■ **Data excerpts**:
-- start --

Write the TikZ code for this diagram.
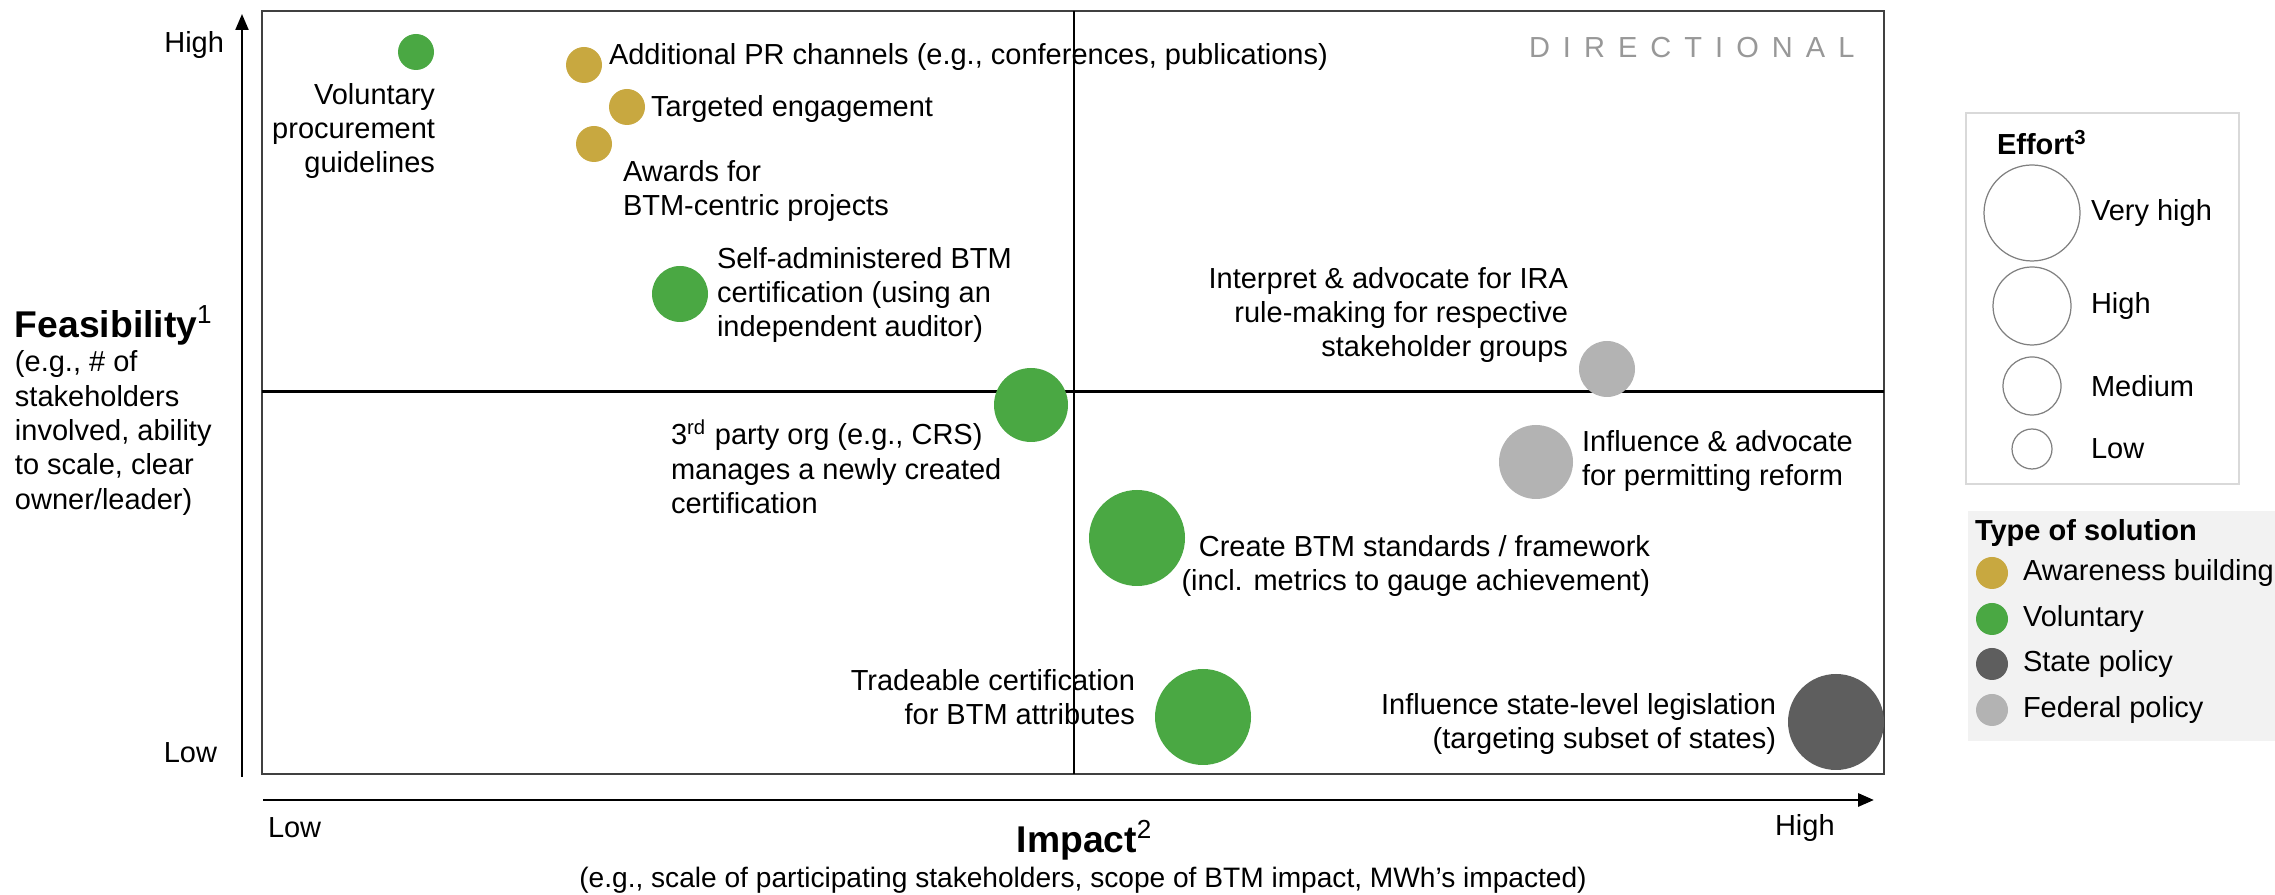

-- end --
-- start --

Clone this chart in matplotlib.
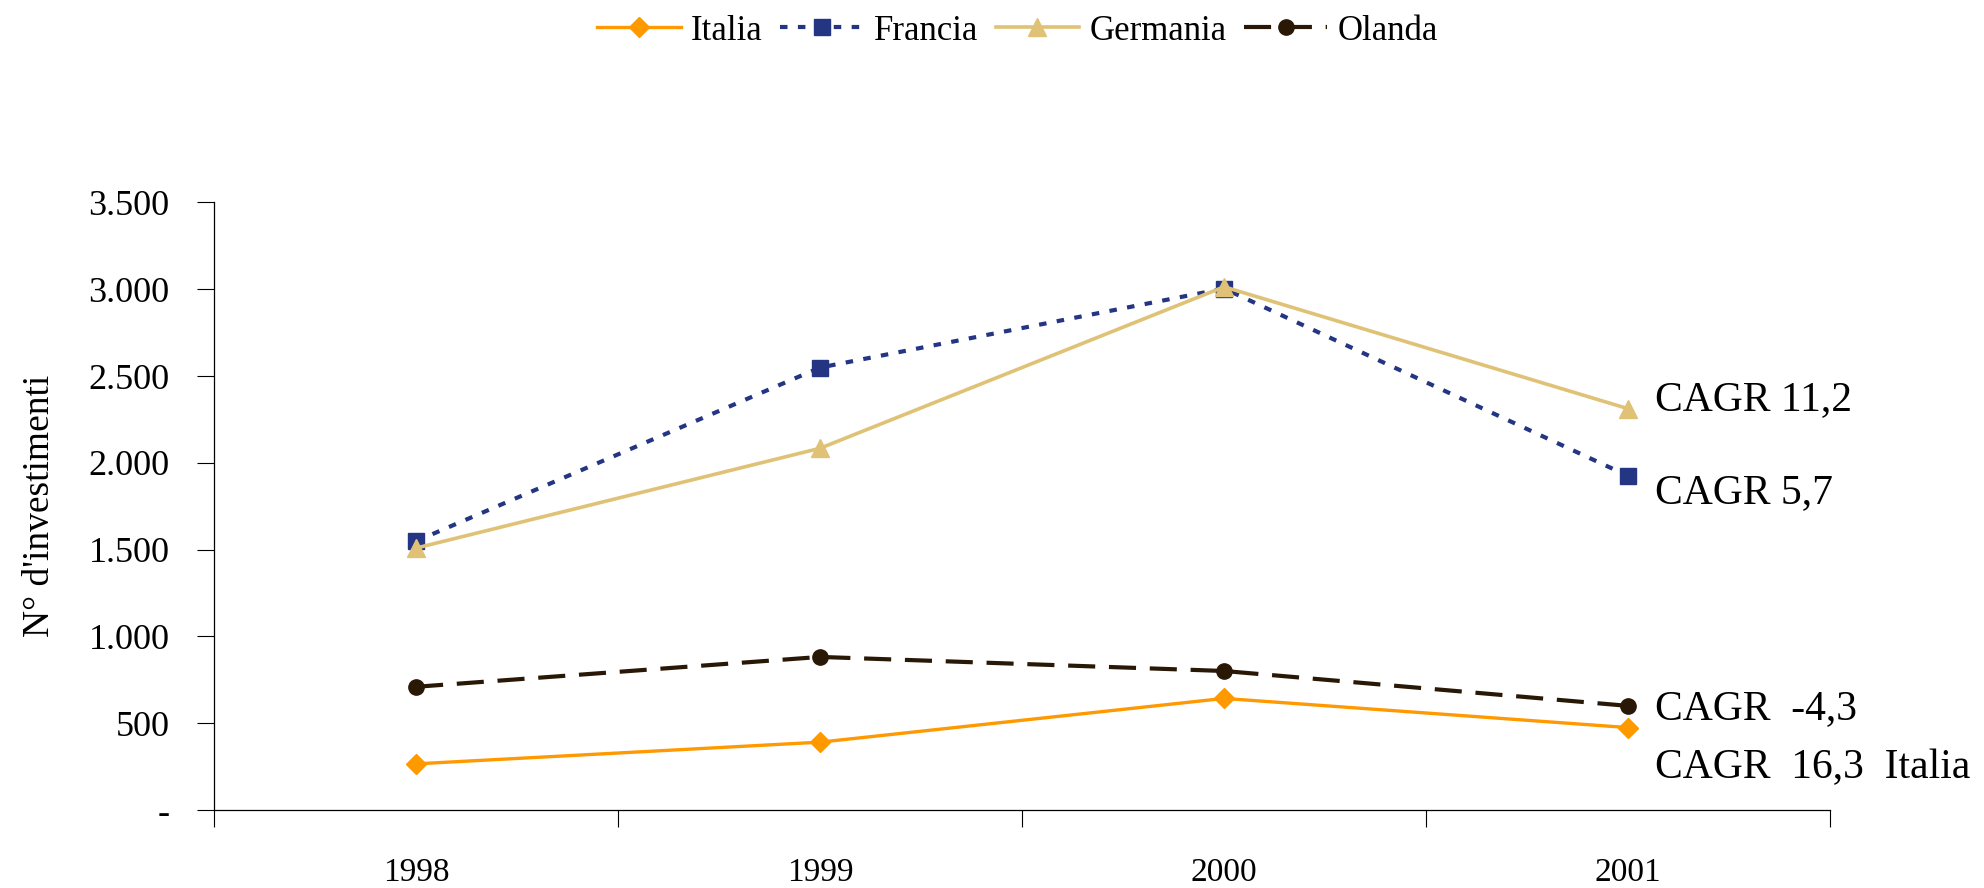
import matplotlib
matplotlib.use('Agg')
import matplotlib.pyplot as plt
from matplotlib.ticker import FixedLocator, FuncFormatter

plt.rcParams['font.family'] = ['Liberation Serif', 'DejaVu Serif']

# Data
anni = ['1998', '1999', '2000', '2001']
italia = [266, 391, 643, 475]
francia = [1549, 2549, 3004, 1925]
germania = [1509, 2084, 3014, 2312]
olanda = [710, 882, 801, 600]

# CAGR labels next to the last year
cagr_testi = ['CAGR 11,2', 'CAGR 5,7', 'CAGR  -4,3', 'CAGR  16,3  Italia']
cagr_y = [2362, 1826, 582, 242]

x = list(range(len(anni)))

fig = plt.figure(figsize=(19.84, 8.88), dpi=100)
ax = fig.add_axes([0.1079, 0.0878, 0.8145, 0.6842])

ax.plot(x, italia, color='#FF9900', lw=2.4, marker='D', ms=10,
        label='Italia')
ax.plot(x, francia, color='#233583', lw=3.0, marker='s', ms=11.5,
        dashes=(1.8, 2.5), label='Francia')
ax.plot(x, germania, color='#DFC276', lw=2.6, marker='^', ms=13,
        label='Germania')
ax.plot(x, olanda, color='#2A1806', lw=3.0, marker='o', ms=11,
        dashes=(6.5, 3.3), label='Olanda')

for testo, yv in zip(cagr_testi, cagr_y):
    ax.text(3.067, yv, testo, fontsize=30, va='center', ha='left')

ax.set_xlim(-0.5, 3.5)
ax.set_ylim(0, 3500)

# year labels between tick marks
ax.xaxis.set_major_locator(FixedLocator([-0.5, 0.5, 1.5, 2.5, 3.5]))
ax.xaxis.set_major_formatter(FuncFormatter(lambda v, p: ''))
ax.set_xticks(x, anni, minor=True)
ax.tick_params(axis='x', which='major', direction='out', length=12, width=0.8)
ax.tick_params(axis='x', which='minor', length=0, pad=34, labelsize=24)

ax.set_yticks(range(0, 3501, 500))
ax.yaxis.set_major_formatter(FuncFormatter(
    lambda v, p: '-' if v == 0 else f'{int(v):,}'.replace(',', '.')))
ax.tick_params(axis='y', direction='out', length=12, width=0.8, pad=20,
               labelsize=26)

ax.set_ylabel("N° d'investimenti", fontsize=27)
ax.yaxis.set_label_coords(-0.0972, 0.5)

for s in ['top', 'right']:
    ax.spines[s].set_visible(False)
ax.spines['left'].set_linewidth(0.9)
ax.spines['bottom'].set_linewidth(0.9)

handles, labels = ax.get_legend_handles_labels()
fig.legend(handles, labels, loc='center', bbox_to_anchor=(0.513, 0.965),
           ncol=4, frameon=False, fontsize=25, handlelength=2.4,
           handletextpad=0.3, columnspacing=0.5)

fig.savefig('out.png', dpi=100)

-- end --
-- start --

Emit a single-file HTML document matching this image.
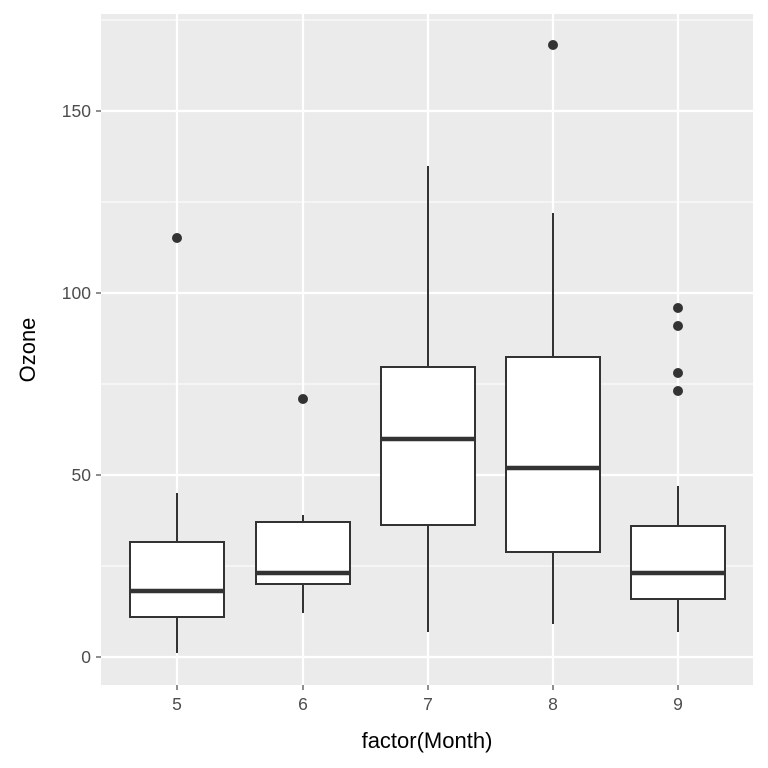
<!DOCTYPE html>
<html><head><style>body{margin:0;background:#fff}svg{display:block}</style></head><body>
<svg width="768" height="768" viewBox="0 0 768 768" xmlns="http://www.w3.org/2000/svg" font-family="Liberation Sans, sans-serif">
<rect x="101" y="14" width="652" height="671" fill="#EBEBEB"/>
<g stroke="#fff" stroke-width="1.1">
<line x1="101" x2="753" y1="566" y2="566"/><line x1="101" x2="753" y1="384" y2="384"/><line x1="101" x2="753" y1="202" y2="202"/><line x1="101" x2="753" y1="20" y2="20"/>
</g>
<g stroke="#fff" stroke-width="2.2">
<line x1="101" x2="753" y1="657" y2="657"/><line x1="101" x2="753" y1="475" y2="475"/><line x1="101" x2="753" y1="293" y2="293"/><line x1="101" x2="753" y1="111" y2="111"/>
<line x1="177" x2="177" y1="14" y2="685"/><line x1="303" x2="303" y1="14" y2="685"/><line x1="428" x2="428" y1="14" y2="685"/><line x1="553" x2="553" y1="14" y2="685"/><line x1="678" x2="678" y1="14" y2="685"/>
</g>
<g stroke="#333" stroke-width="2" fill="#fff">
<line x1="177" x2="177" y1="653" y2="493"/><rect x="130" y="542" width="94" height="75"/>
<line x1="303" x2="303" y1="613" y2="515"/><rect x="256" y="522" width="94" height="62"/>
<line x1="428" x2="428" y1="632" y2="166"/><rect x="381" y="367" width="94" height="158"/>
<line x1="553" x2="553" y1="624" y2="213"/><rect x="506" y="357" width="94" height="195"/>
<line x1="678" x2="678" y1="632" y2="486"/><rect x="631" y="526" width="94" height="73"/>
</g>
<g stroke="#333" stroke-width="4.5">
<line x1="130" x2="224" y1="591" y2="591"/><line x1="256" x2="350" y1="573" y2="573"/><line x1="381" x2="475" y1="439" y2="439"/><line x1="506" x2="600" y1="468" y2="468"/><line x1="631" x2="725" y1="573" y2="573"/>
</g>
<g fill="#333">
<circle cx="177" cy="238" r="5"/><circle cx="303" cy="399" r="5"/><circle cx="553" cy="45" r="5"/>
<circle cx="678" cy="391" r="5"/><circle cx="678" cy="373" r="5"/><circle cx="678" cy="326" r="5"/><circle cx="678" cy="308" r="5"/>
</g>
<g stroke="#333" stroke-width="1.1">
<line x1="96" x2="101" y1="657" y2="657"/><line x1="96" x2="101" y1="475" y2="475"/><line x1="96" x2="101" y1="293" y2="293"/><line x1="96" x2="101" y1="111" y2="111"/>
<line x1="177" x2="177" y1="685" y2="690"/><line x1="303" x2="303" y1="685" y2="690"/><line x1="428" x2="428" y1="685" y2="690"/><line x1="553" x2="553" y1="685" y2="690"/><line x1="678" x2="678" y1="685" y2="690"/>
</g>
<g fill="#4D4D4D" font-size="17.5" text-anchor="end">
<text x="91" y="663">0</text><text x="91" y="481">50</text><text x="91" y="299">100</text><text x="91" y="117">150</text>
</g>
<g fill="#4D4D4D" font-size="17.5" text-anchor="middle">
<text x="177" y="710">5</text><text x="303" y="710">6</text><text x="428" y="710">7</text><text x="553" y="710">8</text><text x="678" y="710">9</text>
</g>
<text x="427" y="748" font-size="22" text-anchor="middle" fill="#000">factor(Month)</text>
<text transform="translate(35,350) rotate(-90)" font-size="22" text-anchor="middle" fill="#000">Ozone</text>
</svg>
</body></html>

-- end --

■ **Written instruction**: How many of the lines above hold the word "this"? Give only that number.

■ **The solution**: 3